The Permanent News About the 2009 Stimulus Bill
Also: time to more-or-less set in stone the explainer about the 2009 stimulus bill–the ARRA, the Recovery Act:
What about the 2009 stimulus package, anyway?
Ah. The 2009 Recovery Act. Christie Romer’s original calculations suggested we needed a fiscal stimulus program of $1.8 trillion over three years, even with all of the banking-support and monetary policy moves the Treasury and the Federal Reserve were making. Her forecasts–like almost every forecast in December and January 2009–were optimistic.
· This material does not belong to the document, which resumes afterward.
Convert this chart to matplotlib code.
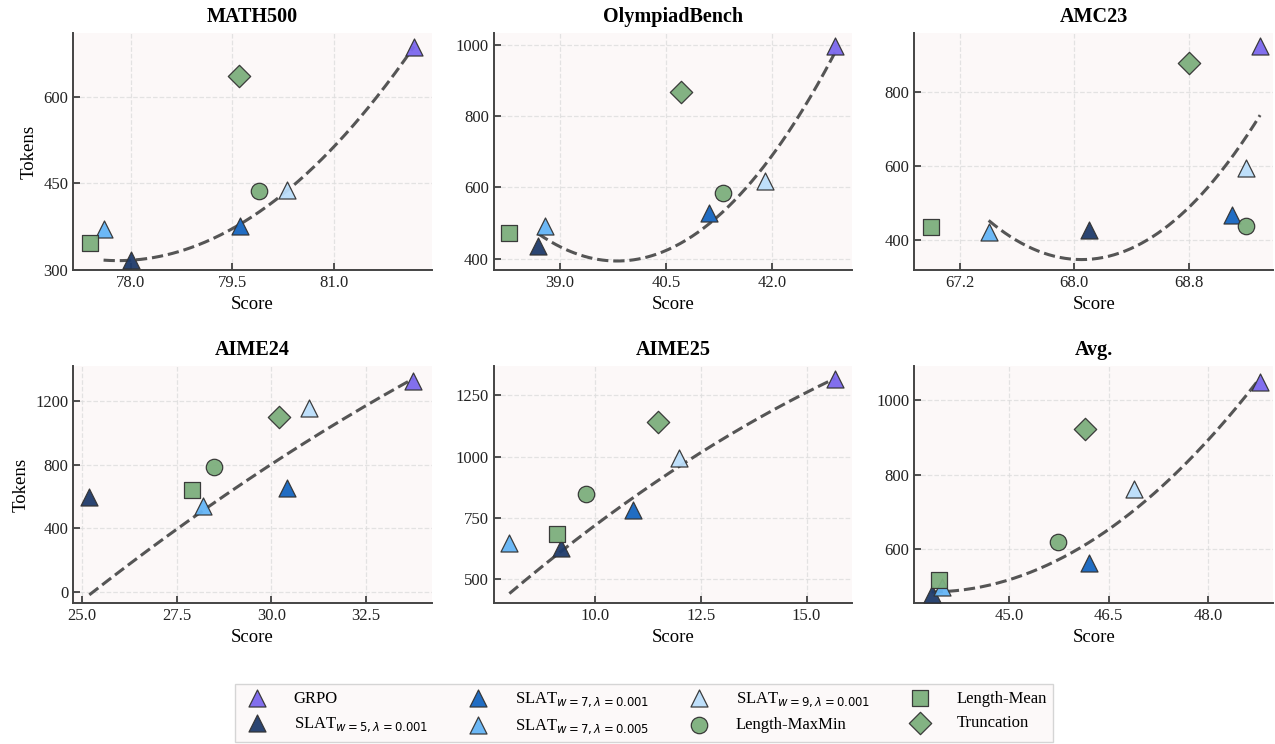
import numpy as np
import matplotlib
matplotlib.use('Agg')
import matplotlib.pyplot as plt
from matplotlib.ticker import FormatStrFormatter, FixedLocator

plt.rcParams['font.family'] = ['Liberation Serif', 'DejaVu Serif']
plt.rcParams['mathtext.fontset'] = 'dejavusans'

# ---------------- data ----------------
benchmarks = ['MATH500', 'OlympiadBench', 'AMC23', 'AIME24', 'AIME25', 'Avg.']

method_labels = ['GRPO',
                 r'SLAT$_{w=5,\lambda=0.001}$',
                 r'SLAT$_{w=7,\lambda=0.001}$',
                 r'SLAT$_{w=7,\lambda=0.005}$',
                 r'SLAT$_{w=9,\lambda=0.001}$',
                 'Length-MaxMin',
                 'Length-Mean',
                 'Truncation']

# scores per benchmark (MATH500, OlympiadBench, AMC23, AIME24, AIME25, Avg.)
score_grpo     = [82.18, 42.90, 69.30, 33.75, 15.68, 48.78]
score_w5_l001  = [78.00, 38.69, 68.10, 25.19,  9.20, 43.83]
score_w7_l001  = [79.61, 41.11, 69.10, 30.40, 10.89, 46.21]
score_w7_l005  = [77.60, 38.79, 67.40, 28.20,  7.98, 43.99]
score_w9_l001  = [80.30, 41.90, 69.20, 30.98, 11.98, 46.89]
score_maxmin   = [79.90, 41.31, 69.20, 28.49,  9.79, 45.73]
score_mean     = [77.40, 38.28, 67.00, 27.89,  9.10, 43.94]
score_trunc    = [79.60, 40.71, 68.80, 30.19, 11.49, 46.15]

# tokens per benchmark
tokens_grpo    = [687,  997, 924, 1321, 1317, 1051]
tokens_w5_l001 = [317,  435, 429,  598,  626,  478]
tokens_w7_l001 = [376,  528, 469,  652,  783,  563]
tokens_w7_l005 = [370,  491, 424,  540,  646,  498]
tokens_w9_l001 = [439,  617, 596, 1154,  996,  761]
tokens_maxmin  = [436,  584, 438,  784,  847,  618]
tokens_mean    = [346,  472, 435,  641,  683,  516]
tokens_trunc   = [636,  869, 879, 1098, 1141,  924]

# tick labels
xticks = [[78.0, 79.5, 81.0], [39.0, 40.5, 42.0], [67.2, 68.0, 68.8],
          [25.0, 27.5, 30.0, 32.5], [10.0, 12.5, 15.0], [45.0, 46.5, 48.0]]
yticks = [[300, 450, 600], [400, 600, 800, 1000], [400, 600, 800],
          [0, 400, 800, 1200], [500, 750, 1000, 1250], [600, 800, 1000]]

scores = [score_grpo, score_w5_l001, score_w7_l001, score_w7_l005,
          score_w9_l001, score_maxmin, score_mean, score_trunc]
tokens = [tokens_grpo, tokens_w5_l001, tokens_w7_l001, tokens_w7_l005,
          tokens_w9_l001, tokens_maxmin, tokens_mean, tokens_trunc]
# methods that define the trade-off curve (GRPO + SLAT variants)
curve_methods = [0, 1, 2, 3, 4]

# ---------------- styles ----------------
colors = ['#7B68EE', '#1F3B6B', '#1565C0', '#64B5F6', '#BBDEFB',
          '#7DAF7D', '#7DAF7D', '#7DAF7D']
markers = ['^', '^', '^', '^', '^', 'o', 's', 'D']
sizes = [150, 150, 150, 150, 150, 140, 140, 130]

xlims = [(77.15, 82.44), (38.06, 43.14), (66.88, 69.39),
         (24.76, 34.23), (7.61, 16.08), (43.57, 48.98)]
ylims = [(300, 710), (369, 1032), (321, 958),
         (-65, 1415), (403, 1369), (455, 1092)]

fig, axes = plt.subplots(2, 3, figsize=(12.75, 7.44), dpi=100)
fig.subplots_adjust(left=0.0573, right=0.9984, top=0.955, bottom=0.19,
                    wspace=0.173, hspace=0.409)


def pareto(xs, ys):
    keep = []
    for i in range(len(xs)):
        dom = False
        for j in range(len(xs)):
            if j == i:
                continue
            if xs[j] >= xs[i] and ys[j] <= ys[i] and (xs[j] > xs[i] or ys[j] < ys[i]):
                dom = True
                break
        if not dom:
            keep.append(i)
    return keep


handles = []
for b, ax in enumerate(axes.flat):
    ax.set_facecolor('#FCF8F8')
    ax.grid(True, linestyle='--', color='#DDDDDD', linewidth=0.9, alpha=0.8)
    ax.set_axisbelow(True)

    # trend curve
    cx = np.array([scores[m][b] for m in curve_methods])
    cy = np.array([tokens[m][b] for m in curve_methods])
    idx = pareto(cx, cy)
    coef = np.polyfit(cx[idx], cy[idx], 2)
    xs = np.linspace(cx.min(), cx.max(), 200)
    ax.plot(xs, np.polyval(coef, xs), linestyle='--', color='#555555',
            linewidth=2.2, zorder=2)

    for m in range(len(method_labels)):
        h = ax.scatter(scores[m][b], tokens[m][b], marker=markers[m], s=sizes[m],
                       color=colors[m], edgecolors='#333333', linewidths=0.9,
                       alpha=0.95, zorder=3, label=method_labels[m])
        if b == 0:
            handles.append(h)

    ax.set_xlim(*xlims[b])
    ax.set_ylim(*ylims[b])
    ax.xaxis.set_major_locator(FixedLocator(xticks[b]))
    ax.yaxis.set_major_locator(FixedLocator(yticks[b]))
    ax.xaxis.set_major_formatter(FormatStrFormatter('%.1f'))
    ax.yaxis.set_major_formatter(FormatStrFormatter('%d'))
    ax.tick_params(direction='in', length=5, width=1.2, labelsize=12,
                   colors='#333333', labelcolor='#222222')
    for sp in ['top', 'right']:
        ax.spines[sp].set_visible(False)
    for sp in ['left', 'bottom']:
        ax.spines[sp].set_color('#444444')
        ax.spines[sp].set_linewidth(1.4)
    ax.set_title(benchmarks[b], fontsize=14.5, fontweight='bold', pad=8)
    ax.set_xlabel('Score', fontsize=13.5, labelpad=4)
    if b % 3 == 0:
        ax.set_ylabel('Tokens', fontsize=13.5, labelpad=4)

leg = fig.legend(handles, method_labels, loc='lower center', ncol=4,
                 bbox_to_anchor=(0.505, -0.008), fontsize=12, frameon=True,
                 fancybox=False, edgecolor='#CCCCCC', facecolor='#FCF8F8',
                 columnspacing=2.0, handletextpad=1.2, borderpad=0.35,
                 labelspacing=0.5)
leg.get_frame().set_linewidth(1.0)

fig.savefig('out.png', dpi=100)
We needed not $1.8 trillion over three years, but rather more like $4 trillion over 5 years (which could be pruned back or offset by tighter monetary policy if recovery came rapidly.
The judgment of the National Economic Council–Larry Summers–however, was that the NEC could not show up with a recommended stimulus program even as large as $1.8 trillion. Obama’s inner circle and his political advisors would reject that as non-serious. So Christie Romer proposed a $900 billion three-year stimulus to close half of the gap between where the economyy was projected to be and where it ought to be, and hoped Obama would do the math. He didn’t.
Then the Recovery Act had to shrink in order to get over the 60-vote filibuster hurdle in the Senate. The three Republicans willing to vote for it–plus about ten Democrats–required that they be seen to be fiscally responsible, and thus to be cutting whatever Obama sent up to Capitol Hill. They did not have views themselves as to how large the program should be. They just wanted to be seen as cutting what Obama had originally proposed.
Thus we wound up with a $600-billion two-and-a-half-year program.
That program was, roughly, one-third infrastructure, one-third direct aid to states, and one-third tax cuts and cyclical benefit expansions. That seemed a reasonable division of what turned out, in retrospect, to be a much too-small and much too-brief pot of money.